Council OKs package for Aspen’s small lodges
The Aspen Times
The Aspen City Council unanimously approved an incentive program Tuesday geared toward preserving Aspen’s 12 small, moderately-priced lodges.
The program was originally pitched as Ordinance 19, a controversial set of lodging incentives that the council passed and then repealed in the face of public referendum in August. The ordinance included language that would have allowed requests for four-story lodges near Aspen Mountain, larger free-market residences, fee waivers and decreased affordable-housing requirements, among other incentives for developers.
The revamped version, dubbed the small-lodge preservation program, is reserved for 12 qualifying hotels in Aspen. The list includes the shuttered Boomerang Lodge, the Molly Gibson Lodge, Hotel Aspen, St. Moritz Lodge and Mountain Chalet, among others. Planners estimate the cost of the program, which sunsets in five years, to be between $1.5 and $2.3 million. Long range planner Jessica Garrow said the cost could reach as high as $7 million, but that’s only if every lodge participates in every aspect of the program, which staff considers highly unlikely. Garrow said it will take about $25,000 to get the program off the ground, and council can expect a more comprehensive request in the 2016 budget.
Program incentives include potential development-fee reductions, which are considered the biggest cost in the program. Other incentives include energy-efficiency rebates, free building-code assessments, an express lane for land-use and building-permit reviews and planning assistance.

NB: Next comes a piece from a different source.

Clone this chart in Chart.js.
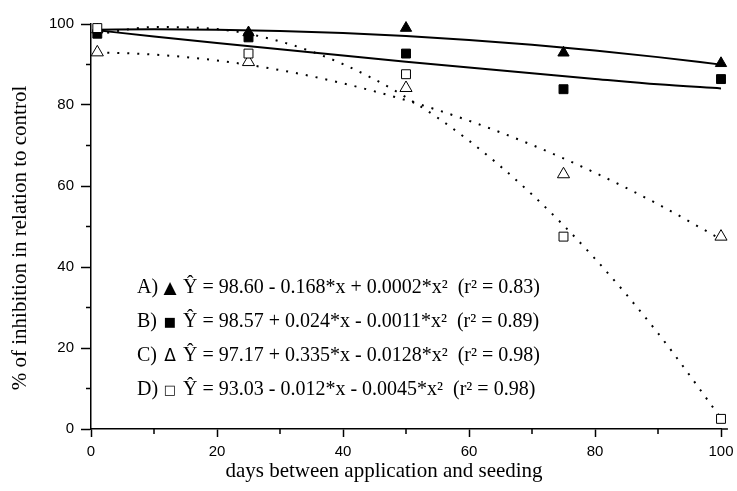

The granting of fee reductions will be tied to “claw back” provisions, which will last between five and 20 years depending on the extent of participation in the program. That means if the participant converts to a use other than a lodge, they must return program funds to the city.
Describing the project as “very mild,” Community Development Director Chris Bendon said that in Aspen, it’s very attractive to convert these types of lodge parcels to residential uses. He added that because of land value, Aspen faces greater pressure in this area than other communities.
Mayor Steve Skadron described the program as an attempt to address the issue, while Councilman Adam Frisch said the community should be proud. He described the incentives as breaks, “not giveaways,” and said it’s time that Aspen invest in its “endangered” small lodges.